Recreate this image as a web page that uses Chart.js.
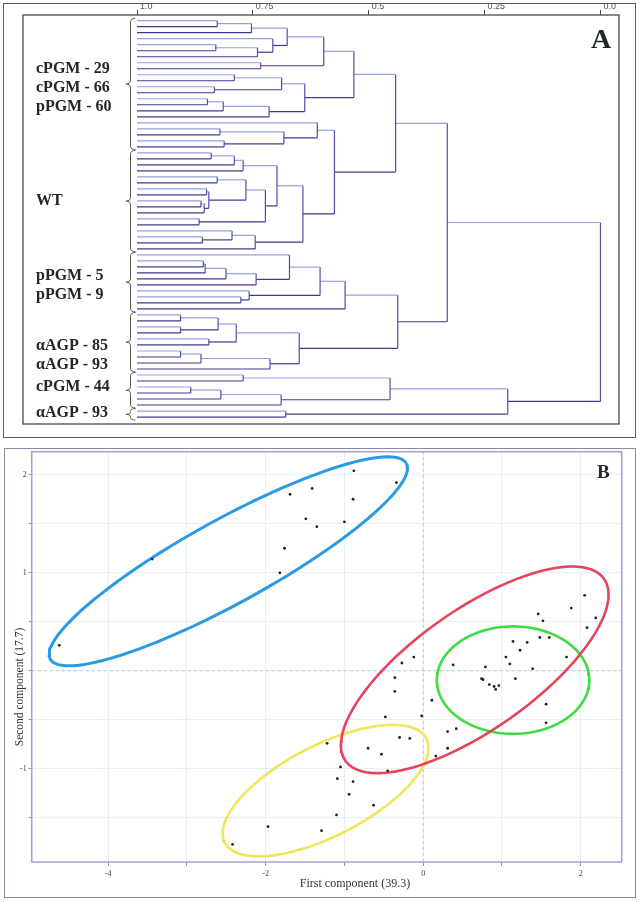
<!DOCTYPE html>
<html>
<head>
<meta charset="utf-8">
<script src="https://cdn.jsdelivr.net/npm/chart.js@4.4.1/dist/chart.umd.min.js"></script>
<style>
  body { margin: 0; background: #fff; width: 640px; height: 902px; position: relative; overflow: hidden; }
  .frame { position: absolute; box-sizing: border-box; }
  #frame-a { left: 3px; top: 3px; width: 633px; height: 435px; border: 1.5px solid #5c5c5c; }
  #frame-b { left: 4px; top: 448px; width: 632px; height: 450px; border: 1.5px solid #8d88a8; }
  canvas { position: absolute; left: 0; }
  #dendro { top: 0; }
  #pca { top: 440px; }
</style>
</head>
<body>
<div class="frame" id="frame-a"></div>
<div class="frame" id="frame-b"></div>
<canvas id="dendro" width="640" height="440"></canvas>
<canvas id="pca" width="640" height="462"></canvas>
<script>
// ---- Panel A: cluster tree ----
const leafCount = 67;
const distanceTicks = [1, 0.75, 0.5, 0.25, 0];

// [node, upper child, lower child, distance]; numbers are leaves, counted from the top
const merges = [
  ['c1', 0, 1, 0.827], ['c2', 'c1', 2, 0.753], ['c3', 4, 5, 0.830], ['c4', 'c3', 6, 0.740],
  ['c5', 3, 'c4', 0.707], ['c6', 'c2', 'c5', 0.676], ['c7', 7, 8, 0.733], ['c8', 'c6', 'c7', 0.597],
  ['d1', 9, 10, 0.790], ['d2', 11, 12, 0.833], ['d3', 'd1', 'd2', 0.688],
  ['d4', 13, 14, 0.848], ['d5', 'd4', 15, 0.814], ['d6', 'd5', 16, 0.715], ['d7', 'd3', 'd6', 0.638],
  ['c9', 'c8', 'd7', 0.532],
  ['e1', 18, 19, 0.821], ['e2', 20, 21, 0.812], ['e3', 'e1', 'e2', 0.683], ['e4', 17, 'e3', 0.611],
  ['w1', 22, 23, 0.840], ['w2', 'w1', 24, 0.790], ['w3', 'w2', 25, 0.771],
  ['w4', 26, 27, 0.827], ['w5', 28, 29, 0.850], ['w6', 30, 31, 0.862], ['w7', 'w6', 32, 0.855],
  ['w8', 'w5', 'w7', 0.845], ['w9', 'w4', 'w8', 0.765], ['w10', 33, 34, 0.866],
  ['w11', 'w9', 'w10', 0.723], ['w12', 'w3', 'w11', 0.698],
  ['w13', 36, 37, 0.859], ['w14', 35, 'w13', 0.795], ['w15', 'w14', 38, 0.745],
  ['wt', 'w12', 'w15', 0.642],
  ['e5', 'e4', 'wt', 0.574], ['up', 'c9', 'e5', 0.442],
  ['p1', 40, 41, 0.857], ['p2', 'p1', 42, 0.853], ['p3', 'p2', 43, 0.808], ['p4', 'p3', 44, 0.743],
  ['p5', 39, 'p4', 0.671], ['p6', 46, 47, 0.776], ['p7', 45, 'p6', 0.758], ['p8', 'p5', 'p7', 0.605],
  ['pp', 'p8', 48, 0.551],
  ['a1', 49, 50, 0.906], ['a2', 51, 52, 0.906], ['a3', 'a1', 'a2', 0.825], ['a4', 53, 54, 0.845],
  ['a5', 'a3', 'a4', 0.786], ['a6', 55, 56, 0.906], ['a7', 'a6', 57, 0.862], ['a8', 'a7', 58, 0.713],
  ['a9', 'a5', 'a8', 0.650],
  ['mid', 'pp', 'a9', 0.4375], ['top', 'up', 'mid', 0.3305],
  ['b1', 59, 60, 0.771], ['b2', 61, 62, 0.884], ['b3', 'b2', 63, 0.819], ['b4', 'b3', 64, 0.689],
  ['b5', 'b1', 'b4', 0.454], ['b6', 65, 66, 0.679], ['b7', 'b5', 'b6', 0.200],
  ['root', 'top', 'b7', 0.0]
];

const groupLabels = [
  ['cPGM - 29', 'cPGM - 66', 'pPGM - 60'],
  ['WT'],
  ['pPGM - 5', 'pPGM - 9'],
  ['αAGP - 85', 'αAGP - 93'],
  ['cPGM - 44'],
  ['αAGP - 93']
];
const groupFirstLeaf = [0, 22, 39, 49, 59, 65];
const groupLastLeaf = [21, 38, 48, 58, 64, 66];

// ---- Panel B: principal components ----
const pcX = [
  -4.62, -3.44, -0.88, -0.34, -1.69, -1.41, -0.89, -1.49, -1.35, -1.00, -1.76, -1.82,
  2.05, 1.88, 2.19, 2.08, 1.46, 1.52, 1.48, 1.60, 1.14, 1.32, 1.23, 1.05, 1.10, 1.82, 1.39,
  0.79, 0.38, 0.74, 0.76, 1.17, 0.84, 0.90, 0.96, 0.92, 1.56, 1.56,
  -0.27, -0.12, -0.36, -0.36, 0.11, -0.02, -0.48, 0.42, 0.31, 0.31, 0.16, -0.30, -0.17,
  -0.70, -0.53, -0.45,
  -1.22, -1.05, -1.09, -0.89, -0.94, -0.63, -1.10, -1.29, -1.97, -2.42
];
const pcY = [
  0.26, 1.14, 2.04, 1.92, 1.80, 1.86, 1.75, 1.55, 1.47, 1.52, 1.25, 1.00,
  0.77, 0.64, 0.54, 0.44, 0.58, 0.51, 0.34, 0.34, 0.30, 0.29, 0.21, 0.14, 0.07, 0.14, 0.02,
  0.04, 0.06, -0.08, -0.09, -0.08, -0.14, -0.16, -0.15, -0.19, -0.34, -0.53,
  0.08, 0.14, -0.07, -0.21, -0.30, -0.46, -0.47, -0.59, -0.62, -0.79, -0.87, -0.68, -0.69,
  -0.79, -0.85, -1.02,
  -0.74, -0.98, -1.10, -1.13, -1.26, -1.37, -1.47, -1.63, -1.59, -1.77
];

// ellipses: centre plus two half-axis vectors, in data units
const ellipseColors = ['#2a9be0', '#e6435d', '#3fdc3f', '#f0e65a'];
const ellipseCx = [-2.474, 0.654, 1.141, -1.239];
const ellipseCy = [1.117, 0.010, -0.095, -1.222];
const ellipseUx = [2.26, 1.642, 0.968, 1.280];
const ellipseUy = [0.998, 0.927, 0.0, 0.530];
const ellipseVx = [0.257, 0.438, 0.0, 0.264];
const ellipseVy = [-0.375, -0.501, 0.548, -0.411];

const xTickValues = [-4, -3, -2, -1, 0, 1, 2];
const yTickValues = [-1.5, -1, -0.5, 0, 0.5, 1, 1.5, 2];
const xMin = -4.97, xMax = 2.52, yMin = -1.95, yMax = 2.235;

// ---- build the tree segments, one dataset per segment ----
const nodeY = {};
const nodeX = {};
for (let i = 0; i < leafCount; i++) { nodeY[i] = i; nodeX[i] = 1; }

function seg(x1, y1, x2, y2, color) {
  return {
    data: [{ x: x1, y: y1 }, { x: x2, y: y2 }],
    showLine: true, pointRadius: 0, borderColor: color, borderWidth: 1.2
  };
}

const treeSets = [];
merges.forEach(([name, a, b, h]) => {
  const ya = nodeY[a], yb = nodeY[b];
  treeSets.push(seg(nodeX[a], ya, h, ya, '#8fa5de'));
  treeSets.push(seg(nodeX[b], yb, h, yb, '#3f3a90'));
  treeSets.push(seg(h, ya, h, yb, '#524dab'));
  nodeY[name] = (ya + yb) / 2;
  nodeX[name] = h;
});

const labelNudge = [4, 0, 3, 13, -3, -1];

const dendroDecor = {
  id: 'dendroDecor',
  afterDraw(chart) {
    const { ctx, chartArea, scales } = chart;
    ctx.save();
    ctx.strokeStyle = '#4a4a4a';
    ctx.lineWidth = 1.3;
    ctx.strokeRect(chartArea.left, chartArea.top, chartArea.right - chartArea.left, chartArea.bottom - chartArea.top);

    // braces and group names
    ctx.strokeStyle = '#555';
    ctx.lineWidth = 1;
    ctx.fillStyle = '#262626';
    ctx.font = 'bold 16px "Liberation Serif"';
    ctx.textBaseline = 'middle';
    groupLabels.forEach((lines, g) => {
      const top = scales.y.getPixelForValue(groupFirstLeaf[g]) - 2.5;
      const bot = scales.y.getPixelForValue(groupLastLeaf[g]) + 3;
      const mid = (top + bot) / 2;
      const xl = 130.5, xe = 135.5, xt = 126;
      const r = Math.min(4, (bot - top) / 4);
      ctx.beginPath();
      ctx.moveTo(xe, top);
      ctx.quadraticCurveTo(xl, top, xl, top + r);
      ctx.lineTo(xl, mid - r);
      ctx.quadraticCurveTo(xl, mid, xt, mid);
      ctx.quadraticCurveTo(xl, mid, xl, mid + r);
      ctx.lineTo(xl, bot - r);
      ctx.quadraticCurveTo(xl, bot, xe, bot);
      ctx.stroke();
      lines.forEach((t, i) => {
        const y = mid + labelNudge[g] + (i - (lines.length - 1) / 2) * 19;
        ctx.fillText(t, 36, y);
      });
    });

    ctx.font = 'bold 28px "Liberation Serif"';
    ctx.textBaseline = 'alphabetic';
    ctx.fillStyle = '#1e2a2a';
    ctx.fillText('A', 591, 48);
    ctx.restore();
  }
};

new Chart(document.getElementById('dendro'), {
  type: 'scatter',
  data: { datasets: treeSets },
  options: {
    responsive: false,
    animation: false,
    layout: { padding: { left: 23, right: 21, top: 0, bottom: 16 } },
    plugins: { legend: { display: false }, tooltip: { enabled: false } },
    scales: {
      x: {
        type: 'linear', position: 'top', reverse: true, min: -0.04, max: 1.246,
        afterBuildTicks: s => { s.ticks = distanceTicks.map(v => ({ value: v })); },
        afterFit: s => { s.height = 15; },
        grid: { drawOnChartArea: false, tickLength: 5, tickColor: '#444' },
        border: { display: false },
        ticks: {
          align: 'start', padding: -2, labelOffset: 3, color: '#555', maxRotation: 0, autoSkip: false,
          font: { family: 'Liberation Sans', size: 9 },
          callback: v => (v === 1 ? '1.0' : v === 0 ? '0.0' : String(v))
        }
      },
      y: { display: false, min: -0.95, max: 67.16, reverse: true }
    }
  },
  plugins: [dendroDecor]
});

// ---- Panel B chart ----
function ellipsePoints(i) {
  const pts = [];
  for (let s = 0; s <= 120; s++) {
    const t = (s / 120) * Math.PI * 2;
    pts.push({
      x: ellipseCx[i] + ellipseUx[i] * Math.cos(t) + ellipseVx[i] * Math.sin(t),
      y: ellipseCy[i] + ellipseUy[i] * Math.cos(t) + ellipseVy[i] * Math.sin(t)
    });
  }
  return pts;
}

const pcaDatasets = [
  {
    data: pcX.map((x, i) => ({ x, y: pcY[i] })),
    pointRadius: 1.4, pointBackgroundColor: '#222', pointBorderWidth: 0
  }
];
ellipseColors.forEach((c, i) => {
  pcaDatasets.push({
    data: ellipsePoints(i), showLine: true, pointRadius: 0,
    borderColor: c, borderWidth: i === 0 ? 3 : 2.6, tension: 0
  });
});
pcaDatasets.push(
  { data: [{ x: 0, y: yMin }, { x: 0, y: yMax }], showLine: true, pointRadius: 0, borderColor: '#a4d2e3', borderWidth: 1, borderDash: [3, 3] },
  { data: [{ x: xMin, y: 0 }, { x: xMax, y: 0 }], showLine: true, pointRadius: 0, borderColor: '#a4d2e3', borderWidth: 1, borderDash: [3, 3] }
);

const pcaDecor = {
  id: 'pcaDecor',
  afterDraw(chart) {
    const { ctx, chartArea } = chart;
    ctx.save();
    ctx.strokeStyle = '#a69ed6';
    ctx.lineWidth = 1.5;
    ctx.strokeRect(chartArea.left, chartArea.top, chartArea.right - chartArea.left, chartArea.bottom - chartArea.top);

    ctx.fillStyle = '#333';
    ctx.font = '12px "Liberation Serif"';
    ctx.textAlign = 'center';
    ctx.textBaseline = 'middle';
    ctx.fillText('First component (39.3)', 355, 444);

    ctx.translate(20, 247);
    ctx.rotate(-Math.PI / 2);
    ctx.font = '11.5px "Liberation Serif"';
    ctx.fillText('Second component (17.7)', 0, 0);
    ctx.restore();

    ctx.save();
    ctx.font = 'bold 19px "Liberation Serif"';
    ctx.fillStyle = '#2a2a2a';
    ctx.fillText('B', 597, 38);
    ctx.restore();
  }
};

new Chart(document.getElementById('pca'), {
  type: 'scatter',
  data: { datasets: pcaDatasets },
  options: {
    responsive: false,
    animation: false,
    layout: { padding: { left: 0, right: 18.3, top: 11.7, bottom: 0 } },
    plugins: { legend: { display: false }, tooltip: { enabled: false } },
    scales: {
      x: {
        type: 'linear', min: xMin, max: xMax,
        afterBuildTicks: s => { s.ticks = xTickValues.map(v => ({ value: v })); },
        afterFit: s => { s.height = 40; },
        grid: { color: '#e4f1f6', tickLength: 4, tickColor: '#999' },
        border: { display: false },
        ticks: {
          padding: 3, color: '#444', maxRotation: 0, autoSkip: false,
          font: { family: 'Liberation Serif', size: 8 },
          callback: v => (v % 2 === 0 ? String(v) : '')
        }
      },
      y: {
        type: 'linear', min: yMin, max: yMax,
        afterBuildTicks: s => { s.ticks = yTickValues.map(v => ({ value: v })); },
        afterFit: s => { s.width = 31.7; },
        grid: { color: '#e4f1f6', tickLength: 3, tickColor: '#999' },
        border: { display: false },
        ticks: {
          padding: 2, color: '#444', autoSkip: false,
          font: { family: 'Liberation Serif', size: 8 },
          callback: v => (v === 2 || v === 1 || v === -1 ? String(v) : '')
        }
      }
    }
  },
  plugins: [pcaDecor]
});
</script>
</body>
</html>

> Aim: Print the data above verbatim from the first line through the line holding "const distanceTicks = [1, 0.75, 0.5, 0.25, 0];", leaving every picture out.

> Task solution:
Recreate this image as a web page that uses Chart.js.
<!DOCTYPE html>
<html>
<head>
<meta charset="utf-8">
<script src="https://cdn.jsdelivr.net/npm/chart.js@4.4.1/dist/chart.umd.min.js"></script>
<style>
  body { margin: 0; background: #fff; width: 640px; height: 902px; position: relative; overflow: hidden; }
  .frame { position: absolute; box-sizing: border-box; }
  #frame-a { left: 3px; top: 3px; width: 633px; height: 435px; border: 1.5px solid #5c5c5c; }
  #frame-b { left: 4px; top: 448px; width: 632px; height: 450px; border: 1.5px solid #8d88a8; }
  canvas { position: absolute; left: 0; }
  #dendro { top: 0; }
  #pca { top: 440px; }
</style>
</head>
<body>
<div class="frame" id="frame-a"></div>
<div class="frame" id="frame-b"></div>
<canvas id="dendro" width="640" height="440"></canvas>
<canvas id="pca" width="640" height="462"></canvas>
<script>
// ---- Panel A: cluster tree ----
const leafCount = 67;
const distanceTicks = [1, 0.75, 0.5, 0.25, 0];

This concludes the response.